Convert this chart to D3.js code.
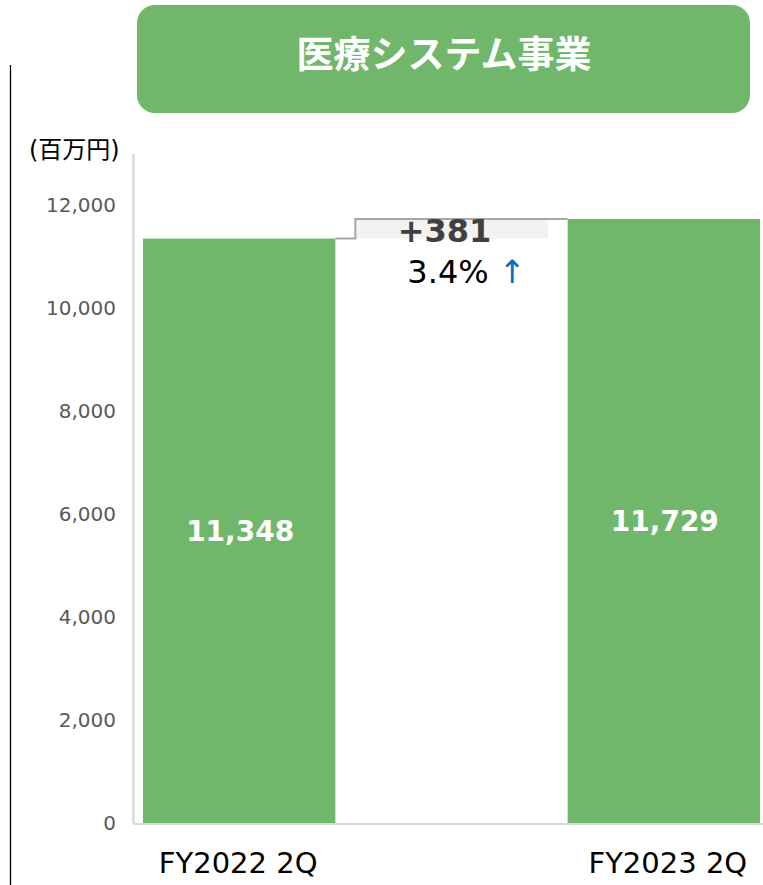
<!DOCTYPE html>
<html><head><meta charset="utf-8">
<script src="https://cdn.jsdelivr.net/npm/d3@7"></script>
<style>body{margin:0;background:#fff;}svg{display:block;}</style>
</head><body>
<script>
const title = "医療システム事業";
const unitLabel = "(百万円)";
const categories = ["FY2022 2Q", "diff", "FY2023 2Q"];
const barCategories = ["FY2022 2Q", "FY2023 2Q"];
const values = [11348, 11729];
const diffLabel = "+381";
const pctLabel = "3.4%";
const yTicks = [0, 2000, 4000, 6000, 8000, 10000, 12000];

const W = 763, H = 885;
const FONT = "'DejaVu Sans', Verdana, sans-serif";
const svg = d3.select("body").append("svg").attr("width", W).attr("height", H);

const x = d3.scaleBand().domain(categories).range([133, 770]).paddingInner(0.094).paddingOuter(0.047);
const y = d3.scaleLinear().domain([0, 13000]).range([823, 153.5]);

// left black line
svg.append("line").attr("x1", 10.5).attr("x2", 10.5).attr("y1", 65).attr("y2", H).attr("stroke", "#000").attr("stroke-width", 1.3);

// title box
svg.append("rect").attr("x", 137).attr("y", 5).attr("width", 613).attr("height", 108).attr("rx", 18).attr("fill", "#70b76c");
svg.append("text").attr("x", 444).attr("y", 68).attr("text-anchor", "middle")
  .attr("font-family", "'Noto Sans CJK JP', sans-serif").attr("font-weight", "bold").attr("font-size", 37)
  .attr("fill", "#fff").text(title);

// unit label
svg.append("text").attr("x", 29).attr("y", 158).attr("font-family", FONT + ", 'Noto Sans CJK JP'")
  .attr("font-size", 24).attr("fill", "#000").text(unitLabel);

// y axis
const yAxis = d3.axisLeft(y).tickValues(yTicks).tickSize(0).tickPadding(17).tickFormat(d3.format(","));
const ga = svg.append("g").attr("transform", "translate(133,0)").call(yAxis);
ga.select(".domain").attr("stroke", "#d9d9d9").attr("stroke-width", 2.5);
ga.selectAll("text").attr("font-family", FONT).attr("font-size", 20).attr("fill", "#595959");

// bars
svg.selectAll("rect.bar").data(barCategories).enter().append("rect").attr("class", "bar")
  .attr("x", d => x(d)).attr("width", x.bandwidth())
  .attr("y", (d, i) => y(values[i])).attr("height", (d, i) => y(0) - y(values[i]))
  .attr("fill", "#70b76c");

// baseline
svg.append("line").attr("x1", 133).attr("x2", W).attr("y1", y(0) + 1).attr("y2", y(0) + 1).attr("stroke", "#d9d9d9").attr("stroke-width", 2);

// diff box
const dx = x("diff");
svg.append("rect").attr("x", dx).attr("width", x.bandwidth()).attr("y", y(values[1])).attr("height", y(values[0]) - y(values[1])).attr("fill", "#f2f2f2");
svg.append("path").attr("fill", "none").attr("stroke", "#a6a6a6").attr("stroke-width", 2)
  .attr("d", `M${x(barCategories[0]) + x.bandwidth()},${y(values[0])} H${dx} V${y(values[1])} H${x(barCategories[1])}`);

// value labels
svg.selectAll("text.val").data(barCategories).enter().append("text").attr("class", "val")
  .attr("x", d => x(d) + x.bandwidth() / 2 + 1)
  .attr("y", (d, i) => (y(values[i]) + y(0)) / 2 + 10)
  .attr("text-anchor", "middle").attr("font-family", FONT).attr("font-weight", "bold")
  .attr("font-size", 28).attr("fill", "#fff").text((d, i) => d3.format(",")(values[i]));

// diff labels
svg.append("text").attr("x", dx + x.bandwidth() / 2 - 7).attr("y", 242).attr("text-anchor", "middle")
  .attr("font-family", FONT).attr("font-weight", "bold").attr("font-size", 32)
  .attr("fill", "#404040").text(diffLabel);
const t2 = svg.append("text").attr("x", dx + x.bandwidth() / 2 + 15).attr("y", 283).attr("text-anchor", "middle")
  .attr("font-family", FONT).attr("font-size", 32).attr("fill", "#000");
t2.append("tspan").text(pctLabel + " ");
t2.append("tspan").attr("fill", "#0070c0").text("↑");

// category labels
svg.selectAll("text.cat").data(barCategories).enter().append("text").attr("class", "cat")
  .attr("x", (d, i) => x(d) + x.bandwidth() / 2 + (i === 0 ? -1 : 4)).attr("y", 873).attr("text-anchor", "middle")
  .attr("font-family", FONT).attr("font-size", 29).attr("fill", "#000").text(d => d);
</script>
</body></html>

◆ **Work to complete**: Leave the images out and output the remaining material exactly as it stands.

◆ **Solved exercise**:
Convert this chart to D3.js code.
<!DOCTYPE html>
<html><head><meta charset="utf-8">
<script src="https://cdn.jsdelivr.net/npm/d3@7"></script>
<style>body{margin:0;background:#fff;}svg{display:block;}</style>
</head><body>
<script>
const title = "医療システム事業";
const unitLabel = "(百万円)";
const categories = ["FY2022 2Q", "diff", "FY2023 2Q"];
const barCategories = ["FY2022 2Q", "FY2023 2Q"];
const values = [11348, 11729];
const diffLabel = "+381";
const pctLabel = "3.4%";
const yTicks = [0, 2000, 4000, 6000, 8000, 10000, 12000];

const W = 763, H = 885;
const FONT = "'DejaVu Sans', Verdana, sans-serif";
const svg = d3.select("body").append("svg").attr("width", W).attr("height", H);

const x = d3.scaleBand().domain(categories).range([133, 770]).paddingInner(0.094).paddingOuter(0.047);
const y = d3.scaleLinear().domain([0, 13000]).range([823, 153.5]);

// left black line
svg.append("line").attr("x1", 10.5).attr("x2", 10.5).attr("y1", 65).attr("y2", H).attr("stroke", "#000").attr("stroke-width", 1.3);

// title box
svg.append("rect").attr("x", 137).attr("y", 5).attr("width", 613).attr("height", 108).attr("rx", 18).attr("fill", "#70b76c");
svg.append("text").attr("x", 444).attr("y", 68).attr("text-anchor", "middle")
  .attr("font-family", "'Noto Sans CJK JP', sans-serif").attr("font-weight", "bold").attr("font-size", 37)
  .attr("fill", "#fff").text(title);

// unit label
svg.append("text").attr("x", 29).attr("y", 158).attr("font-family", FONT + ", 'Noto Sans CJK JP'")
  .attr("font-size", 24).attr("fill", "#000").text(unitLabel);

// y axis
const yAxis = d3.axisLeft(y).tickValues(yTicks).tickSize(0).tickPadding(17).tickFormat(d3.format(","));
const ga = svg.append("g").attr("transform", "translate(133,0)").call(yAxis);
ga.select(".domain").attr("stroke", "#d9d9d9").attr("stroke-width", 2.5);
ga.selectAll("text").attr("font-family", FONT).attr("font-size", 20).attr("fill", "#595959");

// bars
svg.selectAll("rect.bar").data(barCategories).enter().append("rect").attr("class", "bar")
  .attr("x", d => x(d)).attr("width", x.bandwidth())
  .attr("y", (d, i) => y(values[i])).attr("height", (d, i) => y(0) - y(values[i]))
  .attr("fill", "#70b76c");

// baseline
svg.append("line").attr("x1", 133).attr("x2", W).attr("y1", y(0) + 1).attr("y2", y(0) + 1).attr("stroke", "#d9d9d9").attr("stroke-width", 2);

// diff box
const dx = x("diff");
svg.append("rect").attr("x", dx).attr("width", x.bandwidth()).attr("y", y(values[1])).attr("height", y(values[0]) - y(values[1])).attr("fill", "#f2f2f2");
svg.append("path").attr("fill", "none").attr("stroke", "#a6a6a6").attr("stroke-width", 2)
  .attr("d", `M${x(barCategories[0]) + x.bandwidth()},${y(values[0])} H${dx} V${y(values[1])} H${x(barCategories[1])}`);

// value labels
svg.selectAll("text.val").data(barCategories).enter().append("text").attr("class", "val")
  .attr("x", d => x(d) + x.bandwidth() / 2 + 1)
  .attr("y", (d, i) => (y(values[i]) + y(0)) / 2 + 10)
  .attr("text-anchor", "middle").attr("font-family", FONT).attr("font-weight", "bold")
  .attr("font-size", 28).attr("fill", "#fff").text((d, i) => d3.format(",")(values[i]));

// diff labels
svg.append("text").attr("x", dx + x.bandwidth() / 2 - 7).attr("y", 242).attr("text-anchor", "middle")
  .attr("font-family", FONT).attr("font-weight", "bold").attr("font-size", 32)
  .attr("fill", "#404040").text(diffLabel);
const t2 = svg.append("text").attr("x", dx + x.bandwidth() / 2 + 15).attr("y", 283).attr("text-anchor", "middle")
  .attr("font-family", FONT).attr("font-size", 32).attr("fill", "#000");
t2.append("tspan").text(pctLabel + " ");
t2.append("tspan").attr("fill", "#0070c0").text("↑");

// category labels
svg.selectAll("text.cat").data(barCategories).enter().append("text").attr("class", "cat")
  .attr("x", (d, i) => x(d) + x.bandwidth() / 2 + (i === 0 ? -1 : 4)).attr("y", 873).attr("text-anchor", "middle")
  .attr("font-family", FONT).attr("font-size", 29).attr("fill", "#000").text(d => d);
</script>
</body></html>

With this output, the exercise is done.